#### [TO DO]
Skip the pictures and extract all of the lines exactly as written.

"""

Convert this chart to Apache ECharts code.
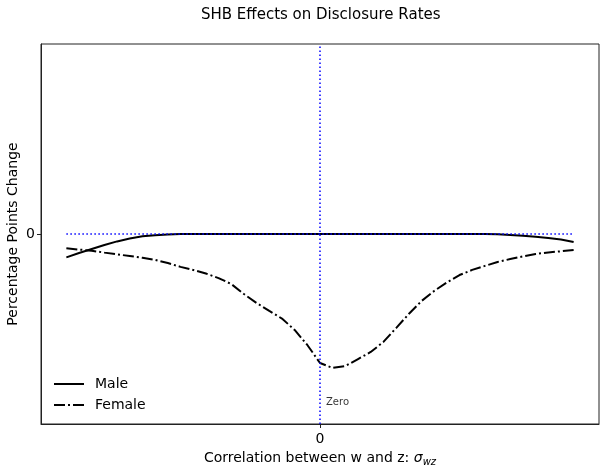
<!DOCTYPE html>
<html>
<head>
<meta charset="utf-8">
<script src="https://cdn.jsdelivr.net/npm/echarts@6/dist/echarts.min.js"></script>
<style>html,body{margin:0;padding:0;background:#fff;}#c{width:606px;height:474px;}</style>
</head>
<body>
<div id="c"></div>
<script>
const xValues = [-1,-0.95,-0.9,-0.85,-0.8,-0.75,-0.7,-0.65,-0.6,-0.55,-0.5,-0.45,-0.4,-0.35,-0.3,-0.25,-0.2,-0.15,-0.1,-0.05,0,0.05,0.1,0.15,0.2,0.25,0.3,0.35,0.4,0.45,0.5,0.55,0.6,0.65,0.7,0.75,0.8,0.85,0.9,0.95,1];
const maleValues = [-0.123,-0.100,-0.079,-0.058,-0.039,-0.024,-0.012,-0.006,-0.002,-0.0005,0,0,0,0,0,0,0,0,0,0,0,0,0,0,0,0,0,0,0,0,0,0,0,-0.0005,-0.0015,-0.005,-0.009,-0.015,-0.021,-0.029,-0.042];
const femaleValues = [-0.075,-0.082,-0.088,-0.098,-0.107,-0.116,-0.125,-0.136,-0.153,-0.173,-0.189,-0.208,-0.232,-0.263,-0.316,-0.363,-0.405,-0.445,-0.505,-0.584,-0.679,-0.705,-0.695,-0.658,-0.621,-0.568,-0.495,-0.421,-0.353,-0.300,-0.255,-0.216,-0.189,-0.168,-0.147,-0.132,-0.118,-0.105,-0.097,-0.091,-0.084];
const zeroLineX = [-1, 1];
const xTicks = [0];
const yTicks = [0];
const zeroLabelPos = [0, -0.885];

const font = 'DejaVu Sans';
const dashDot = [11, 3, 2, 3];
const chart = echarts.init(document.getElementById('c'), null, {renderer: 'canvas'});
const pair = (xs, ys) => xs.map((x, i) => [x, ys[i]]);

chart.setOption({
  animation: false,
  backgroundColor: '#fff',
  textStyle: {fontFamily: font},
  title: {
    text: 'SHB Effects on Disclosure Rates',
    left: 196, top: 3,
    textStyle: {fontFamily: font, fontSize: 15, fontWeight: 'normal', color: '#000'}
  },
  grid: {left: 41, right: 7, top: 44, bottom: 50, show: true, borderColor: '#222', borderWidth: 1, backgroundColor: 'transparent', outerBoundsMode: 'none', containLabel: false},
  legend: {
    orient: 'vertical', left: 48, top: 372, itemWidth: 30, itemHeight: 12, itemGap: 7,
    itemStyle: {opacity: 0},
    textStyle: {fontFamily: font, fontSize: 14, color: '#000', padding: [0,0,0,6]},
    data: [
      {name: 'Male', lineStyle: {type: 'solid', width: 2, color: '#000'}},
      {name: 'Female', lineStyle: {type: dashDot, width: 2, color: '#000'}}
    ]
  },
  xAxis: {
    type: 'value', min: -1.1, max: 1.1,
    name: '{a|Correlation between w and z: }{s|σ}{b|wz}',
    nameLocation: 'middle', nameGap: 26, nameMoveOverlap: false,
    nameTextStyle: {
      rich: {
        a: {fontFamily: font, fontSize: 14, color: '#000'},
        s: {fontFamily: font, fontSize: 14, fontStyle: 'italic', color: '#000'},
        b: {fontFamily: font, fontSize: 10, fontStyle: 'italic', color: '#000', verticalAlign: 'bottom', padding: [7,0,0,0]}
      }
    },
    axisLine: {show: true, onZero: false, lineStyle: {color: '#222', width: 1}},
    axisTick: {show: true, length: 4, lineStyle: {color: '#222'}, customValues: xTicks},
    axisLabel: {fontFamily: font, fontSize: 14, color: '#000', margin: 8, customValues: xTicks},
    splitLine: {show: false}
  },
  yAxis: {
    type: 'value', min: -1, max: 1,
    name: 'Percentage Points Change',
    nameLocation: 'middle', nameGap: 21, nameMoveOverlap: false,
    nameTextStyle: {fontFamily: font, fontSize: 14, color: '#000'},
    axisLine: {show: true, onZero: false, lineStyle: {color: '#222', width: 1}},
    axisTick: {show: true, length: 4, lineStyle: {color: '#222'}, customValues: yTicks},
    axisLabel: {fontFamily: font, fontSize: 14, color: '#000', margin: 6, customValues: yTicks},
    splitLine: {show: false}
  },
  series: [
    {
      name: 'Male', type: 'line', showSymbol: false, symbol: 'none', z: 3,
      data: pair(xValues, maleValues),
      lineStyle: {color: '#000', width: 2, type: 'solid'},
      itemStyle: {color: '#000'},
      markLine: {
        silent: true, symbol: 'none', label: {show: false},
        lineStyle: {color: '#0000ff', width: 1.5, type: [1.5, 2.5]},
        data: [{xAxis: 0}]
      }
    },
    {
      name: 'Female', type: 'line', showSymbol: false, symbol: 'none', z: 3,
      data: pair(xValues, femaleValues),
      lineStyle: {color: '#000', width: 2, type: dashDot},
      itemStyle: {color: '#000'}
    },
    {
      name: 'zeroline', type: 'line', showSymbol: false, symbol: 'none', z: 4,
      data: zeroLineX.map(x => [x, 0]),
      lineStyle: {color: '#0000ff', width: 1.5, type: [1.5, 2.5]}
    },
    {
      name: 'zerolabel', type: 'scatter', symbolSize: 0, z: 5,
      data: [zeroLabelPos],
      label: {show: true, formatter: 'Zero', position: 'right', distance: 6, fontFamily: font, fontSize: 10, color: '#000'}
    }
  ]
});
</script>
</body>
</html>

"""

#### [ANSWER TO THIS EXERCISE]
Convert this chart to Apache ECharts code.
<!DOCTYPE html>
<html>
<head>
<meta charset="utf-8">
<script src="https://cdn.jsdelivr.net/npm/echarts@6/dist/echarts.min.js"></script>
<style>html,body{margin:0;padding:0;background:#fff;}#c{width:606px;height:474px;}</style>
</head>
<body>
<div id="c"></div>
<script>
const xValues = [-1,-0.95,-0.9,-0.85,-0.8,-0.75,-0.7,-0.65,-0.6,-0.55,-0.5,-0.45,-0.4,-0.35,-0.3,-0.25,-0.2,-0.15,-0.1,-0.05,0,0.05,0.1,0.15,0.2,0.25,0.3,0.35,0.4,0.45,0.5,0.55,0.6,0.65,0.7,0.75,0.8,0.85,0.9,0.95,1];
const maleValues = [-0.123,-0.100,-0.079,-0.058,-0.039,-0.024,-0.012,-0.006,-0.002,-0.0005,0,0,0,0,0,0,0,0,0,0,0,0,0,0,0,0,0,0,0,0,0,0,0,-0.0005,-0.0015,-0.005,-0.009,-0.015,-0.021,-0.029,-0.042];
const femaleValues = [-0.075,-0.082,-0.088,-0.098,-0.107,-0.116,-0.125,-0.136,-0.153,-0.173,-0.189,-0.208,-0.232,-0.263,-0.316,-0.363,-0.405,-0.445,-0.505,-0.584,-0.679,-0.705,-0.695,-0.658,-0.621,-0.568,-0.495,-0.421,-0.353,-0.300,-0.255,-0.216,-0.189,-0.168,-0.147,-0.132,-0.118,-0.105,-0.097,-0.091,-0.084];
const zeroLineX = [-1, 1];
const xTicks = [0];
const yTicks = [0];
const zeroLabelPos = [0, -0.885];

const font = 'DejaVu Sans';
const dashDot = [11, 3, 2, 3];
const chart = echarts.init(document.getElementById('c'), null, {renderer: 'canvas'});
const pair = (xs, ys) => xs.map((x, i) => [x, ys[i]]);

chart.setOption({
  animation: false,
  backgroundColor: '#fff',
  textStyle: {fontFamily: font},
  title: {
    text: 'SHB Effects on Disclosure Rates',
    left: 196, top: 3,
    textStyle: {fontFamily: font, fontSize: 15, fontWeight: 'normal', color: '#000'}
  },
  grid: {left: 41, right: 7, top: 44, bottom: 50, show: true, borderColor: '#222', borderWidth: 1, backgroundColor: 'transparent', outerBoundsMode: 'none', containLabel: false},
  legend: {
    orient: 'vertical', left: 48, top: 372, itemWidth: 30, itemHeight: 12, itemGap: 7,
    itemStyle: {opacity: 0},
    textStyle: {fontFamily: font, fontSize: 14, color: '#000', padding: [0,0,0,6]},
    data: [
      {name: 'Male', lineStyle: {type: 'solid', width: 2, color: '#000'}},
      {name: 'Female', lineStyle: {type: dashDot, width: 2, color: '#000'}}
    ]
  },
  xAxis: {
    type: 'value', min: -1.1, max: 1.1,
    name: '{a|Correlation between w and z: }{s|σ}{b|wz}',
    nameLocation: 'middle', nameGap: 26, nameMoveOverlap: false,
    nameTextStyle: {
      rich: {
        a: {fontFamily: font, fontSize: 14, color: '#000'},
        s: {fontFamily: font, fontSize: 14, fontStyle: 'italic', color: '#000'},
        b: {fontFamily: font, fontSize: 10, fontStyle: 'italic', color: '#000', verticalAlign: 'bottom', padding: [7,0,0,0]}
      }
    },
    axisLine: {show: true, onZero: false, lineStyle: {color: '#222', width: 1}},
    axisTick: {show: true, length: 4, lineStyle: {color: '#222'}, customValues: xTicks},
    axisLabel: {fontFamily: font, fontSize: 14, color: '#000', margin: 8, customValues: xTicks},
    splitLine: {show: false}
  },
  yAxis: {
    type: 'value', min: -1, max: 1,
    name: 'Percentage Points Change',
    nameLocation: 'middle', nameGap: 21, nameMoveOverlap: false,
    nameTextStyle: {fontFamily: font, fontSize: 14, color: '#000'},
    axisLine: {show: true, onZero: false, lineStyle: {color: '#222', width: 1}},
    axisTick: {show: true, length: 4, lineStyle: {color: '#222'}, customValues: yTicks},
    axisLabel: {fontFamily: font, fontSize: 14, color: '#000', margin: 6, customValues: yTicks},
    splitLine: {show: false}
  },
  series: [
    {
      name: 'Male', type: 'line', showSymbol: false, symbol: 'none', z: 3,
      data: pair(xValues, maleValues),
      lineStyle: {color: '#000', width: 2, type: 'solid'},
      itemStyle: {color: '#000'},
      markLine: {
        silent: true, symbol: 'none', label: {show: false},
        lineStyle: {color: '#0000ff', width: 1.5, type: [1.5, 2.5]},
        data: [{xAxis: 0}]
      }
    },
    {
      name: 'Female', type: 'line', showSymbol: false, symbol: 'none', z: 3,
      data: pair(xValues, femaleValues),
      lineStyle: {color: '#000', width: 2, type: dashDot},
      itemStyle: {color: '#000'}
    },
    {
      name: 'zeroline', type: 'line', showSymbol: false, symbol: 'none', z: 4,
      data: zeroLineX.map(x => [x, 0]),
      lineStyle: {color: '#0000ff', width: 1.5, type: [1.5, 2.5]}
    },
    {
      name: 'zerolabel', type: 'scatter', symbolSize: 0, z: 5,
      data: [zeroLabelPos],
      label: {show: true, formatter: 'Zero', position: 'right', distance: 6, fontFamily: font, fontSize: 10, color: '#000'}
    }
  ]
});
</script>
</body>
</html>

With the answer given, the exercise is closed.